→ Exercise
In the material below, please retype the lines from the very first through the one with "Chart.register(...registerables);", exactly and without pictures.

→ Given material

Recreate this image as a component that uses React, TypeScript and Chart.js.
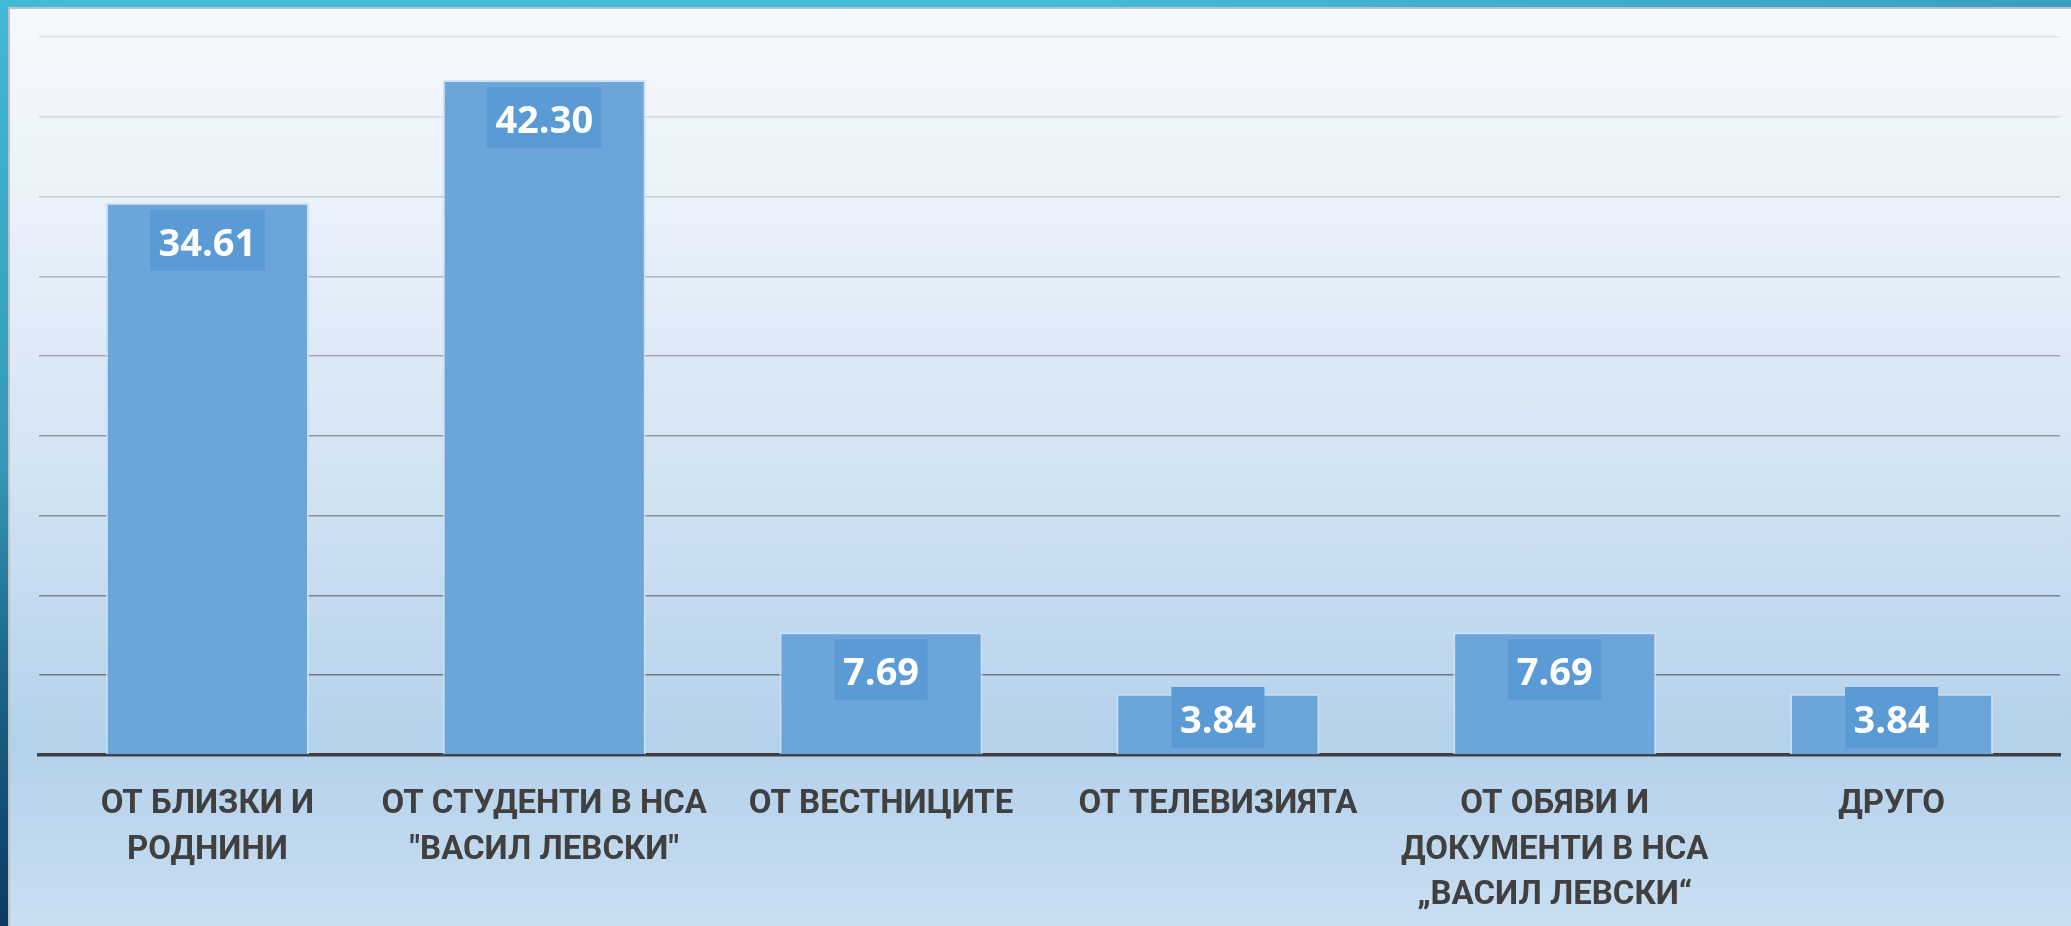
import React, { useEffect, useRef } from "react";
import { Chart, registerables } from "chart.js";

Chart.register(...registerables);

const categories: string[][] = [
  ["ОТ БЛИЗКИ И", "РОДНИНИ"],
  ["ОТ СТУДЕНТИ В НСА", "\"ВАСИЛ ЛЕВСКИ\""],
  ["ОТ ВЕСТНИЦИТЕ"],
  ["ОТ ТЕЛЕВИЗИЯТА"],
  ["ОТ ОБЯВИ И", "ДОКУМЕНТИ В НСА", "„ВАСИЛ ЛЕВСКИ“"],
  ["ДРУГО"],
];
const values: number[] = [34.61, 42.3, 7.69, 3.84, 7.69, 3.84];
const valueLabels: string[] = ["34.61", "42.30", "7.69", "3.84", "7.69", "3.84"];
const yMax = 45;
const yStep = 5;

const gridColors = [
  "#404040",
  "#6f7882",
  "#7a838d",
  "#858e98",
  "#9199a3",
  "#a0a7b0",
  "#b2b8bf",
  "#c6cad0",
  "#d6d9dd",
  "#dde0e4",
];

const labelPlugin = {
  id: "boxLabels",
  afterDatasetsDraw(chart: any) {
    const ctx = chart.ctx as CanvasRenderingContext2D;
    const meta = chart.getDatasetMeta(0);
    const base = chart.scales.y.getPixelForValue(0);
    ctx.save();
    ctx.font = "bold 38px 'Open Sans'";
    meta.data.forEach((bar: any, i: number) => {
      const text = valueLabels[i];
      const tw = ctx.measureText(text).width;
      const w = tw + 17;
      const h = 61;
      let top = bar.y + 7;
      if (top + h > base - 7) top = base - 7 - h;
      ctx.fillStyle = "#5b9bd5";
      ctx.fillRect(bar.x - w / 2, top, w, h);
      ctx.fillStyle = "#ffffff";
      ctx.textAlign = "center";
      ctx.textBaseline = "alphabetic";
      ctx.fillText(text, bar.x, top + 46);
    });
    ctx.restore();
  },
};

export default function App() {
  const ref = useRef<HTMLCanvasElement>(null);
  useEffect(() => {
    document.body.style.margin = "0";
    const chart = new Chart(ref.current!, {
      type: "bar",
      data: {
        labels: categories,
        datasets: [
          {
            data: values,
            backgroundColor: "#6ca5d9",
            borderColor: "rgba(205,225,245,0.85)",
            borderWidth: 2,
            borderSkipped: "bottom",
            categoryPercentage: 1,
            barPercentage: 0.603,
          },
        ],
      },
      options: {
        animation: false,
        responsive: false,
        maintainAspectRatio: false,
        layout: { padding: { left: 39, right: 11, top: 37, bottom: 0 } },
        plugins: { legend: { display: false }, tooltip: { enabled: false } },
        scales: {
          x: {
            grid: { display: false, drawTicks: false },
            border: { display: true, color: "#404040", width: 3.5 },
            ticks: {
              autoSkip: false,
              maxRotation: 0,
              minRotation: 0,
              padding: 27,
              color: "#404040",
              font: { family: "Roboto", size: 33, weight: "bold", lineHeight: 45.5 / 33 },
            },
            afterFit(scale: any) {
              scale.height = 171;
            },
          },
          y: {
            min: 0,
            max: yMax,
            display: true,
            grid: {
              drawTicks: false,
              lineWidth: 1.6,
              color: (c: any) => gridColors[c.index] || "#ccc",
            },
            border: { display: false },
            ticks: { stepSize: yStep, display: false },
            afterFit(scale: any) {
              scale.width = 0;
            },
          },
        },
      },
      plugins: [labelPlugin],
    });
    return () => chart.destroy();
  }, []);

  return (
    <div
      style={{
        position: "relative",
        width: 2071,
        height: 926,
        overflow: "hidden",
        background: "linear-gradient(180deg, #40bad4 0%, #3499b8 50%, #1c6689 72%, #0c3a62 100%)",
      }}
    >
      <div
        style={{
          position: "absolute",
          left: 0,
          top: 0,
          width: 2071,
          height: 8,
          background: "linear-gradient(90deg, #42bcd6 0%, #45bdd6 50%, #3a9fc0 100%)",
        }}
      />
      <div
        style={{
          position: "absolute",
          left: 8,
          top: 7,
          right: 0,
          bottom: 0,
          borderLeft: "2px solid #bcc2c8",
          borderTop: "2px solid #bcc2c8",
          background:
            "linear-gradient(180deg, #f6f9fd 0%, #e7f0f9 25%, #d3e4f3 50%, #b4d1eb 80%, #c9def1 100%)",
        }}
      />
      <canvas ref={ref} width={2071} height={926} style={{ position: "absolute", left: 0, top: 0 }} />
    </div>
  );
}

→ Full response
Recreate this image as a component that uses React, TypeScript and Chart.js.
import React, { useEffect, useRef } from "react";
import { Chart, registerables } from "chart.js";

Chart.register(...registerables);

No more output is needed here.